RMR: Tell us about the “Cycle Of Life” part of the album. The 6 part suite sounds different from the harder-edged fusion type tracks on tracks 1 through 8. I see the guitarist Sean Carbone plays on most of the tracks. How did you meet Sean and how would you compare his guitar sound to Camilo for example?

Rick Keller: “Cycle Of Life” is a tribute to the group Oregon and Ralph Towner. I composed 5 of the pieces this past June to complete the recording and had purchased 2 books of Towner transcriptions and listened to countless hours of Oregon which I had done all along throughout my career.
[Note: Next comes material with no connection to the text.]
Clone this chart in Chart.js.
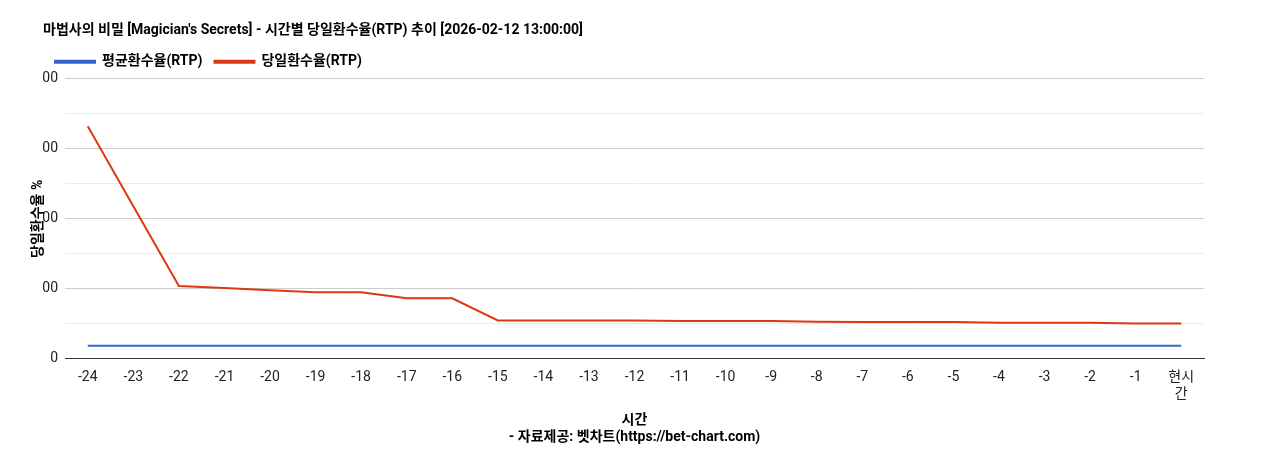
<!DOCTYPE html>
<html><head><meta charset="utf-8">
<script src="https://cdn.jsdelivr.net/npm/chart.js@4"></script>
<style>body{margin:0;background:#fff}#wrap{width:1268px;height:450px}</style>
</head><body><div id="wrap"><canvas id="c"></canvas></div>
<script>
const labels = ['-24','-23','-22','-21','-20','-19','-18','-17','-16','-15','-14','-13','-12','-11','-10','-9','-8','-7','-6','-5','-4','-3','-2','-1',['현시','간']];
const avgRtp = [94,94,94,94,94,94,94,94,94,94,94,94,94,94,94,94,94,94,94,94,94,94,94,94,94];
const dayRtp = [1661,1090,520,505,490,476,476,432,432,274,274,274,274,270,270,270,265,263,263,263,258,258,258,252,252];
const FONT = 'Roboto, "Noto Sans CJK KR"';

const yTitle = {
  id: 'yTitle',
  afterDraw(chart) {
    const c = chart.ctx, a = chart.chartArea;
    c.save();
    c.translate(38, (a.top + a.bottom) / 2);
    c.rotate(-Math.PI / 2);
    c.font = 'bold 14px ' + FONT;
    c.fillStyle = '#000';
    c.textAlign = 'center';
    c.textBaseline = 'middle';
    c.fillText('당일환수율 %', 0, 0);
    c.restore();
  }
};

new Chart(document.getElementById('c'), {
  type: 'line',
  data: {
    labels: labels,
    datasets: [
      {label: '평균환수율(RTP)', data: avgRtp, borderColor: '#3366cc', backgroundColor: '#3366cc', borderWidth: 2, pointRadius: 0, tension: 0},
      {label: '당일환수율(RTP)', data: dayRtp, borderColor: '#dc3912', backgroundColor: '#dc3912', borderWidth: 2, pointRadius: 0, tension: 0}
    ]
  },
  options: {
    responsive: true, maintainAspectRatio: false, animation: false,
    layout: {padding: {left: 43, right: 64, top: 22, bottom: 4}},
    plugins: {
      title: {display: true, align: 'start', text: '마법사의 비밀 [Magician\'s Secrets] - 시간별 당일환수율(RTP) 추이 [2026-02-12 13:00:00]', color: '#000', font: {size: 14, weight: 'bold', family: FONT}, padding: {top: 0, bottom: 4}},
      legend: {align: 'start', labels: {boxWidth: 40, boxHeight: 2, color: '#000', padding: 12, font: {size: 14, weight: 'bold', family: FONT}}},
      tooltip: {enabled: false}
    },
    scales: {
      x: {
        offset: true,
        grid: {display: false},
        border: {color: '#333'},
        ticks: {color: '#222', maxRotation: 0, autoSkip: false, padding: 2, font: {size: 14, family: FONT}},
        title: {display: true, text: ['시간', '- 자료제공: 벳차트(https://bet-chart.com)'], color: '#000', padding: {top: 8, bottom: 0}, font: {size: 14, weight: 'bold', family: FONT}}
      },
      y: {
        min: 0, max: 2000,
        afterFit(s) { s.width = 22; },
        ticks: {stepSize: 250, color: '#222', padding: 7, font: {size: 14, family: FONT},
          callback: v => v % 500 === 0 ? v.toLocaleString('en-US') : ''},
        grid: {color: ctx => ctx.tick.value % 500 === 0 ? '#cccccc' : '#ebebeb', drawTicks: false},
        border: {display: false}
      }
    }
  },
  plugins: [yTitle]
});
</script></body></html>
Sean Carbone is a young very talented guitarist in Las Vegas and a friend of mine recommended him to me to join me the Spring Las Vegas Jazz society festival. He played so perfectly to compliment my musical sensibilities that I approached him for the very elaborate nylon string parts I wrote for the first 5 of the “Cycle Of Life” suite. Sean also played funk guitar and sound FX on “Slow It Down” he is extremely versatile and a great cat to play with!

 

RMR: What other plans to you have as far as writing, recording and any live concerts in 2025 and into the new year already? What kind of album would you like to do next?

Rick Keller: A lifetime of music can be filled with so many live and recording experiences. I love to tour and look forward to touring with the music from Heroes while working on the next recordings I have planned. One will be a very eclectic mostly duos record and the other big goal I have is to score for full orchestra and saxophone.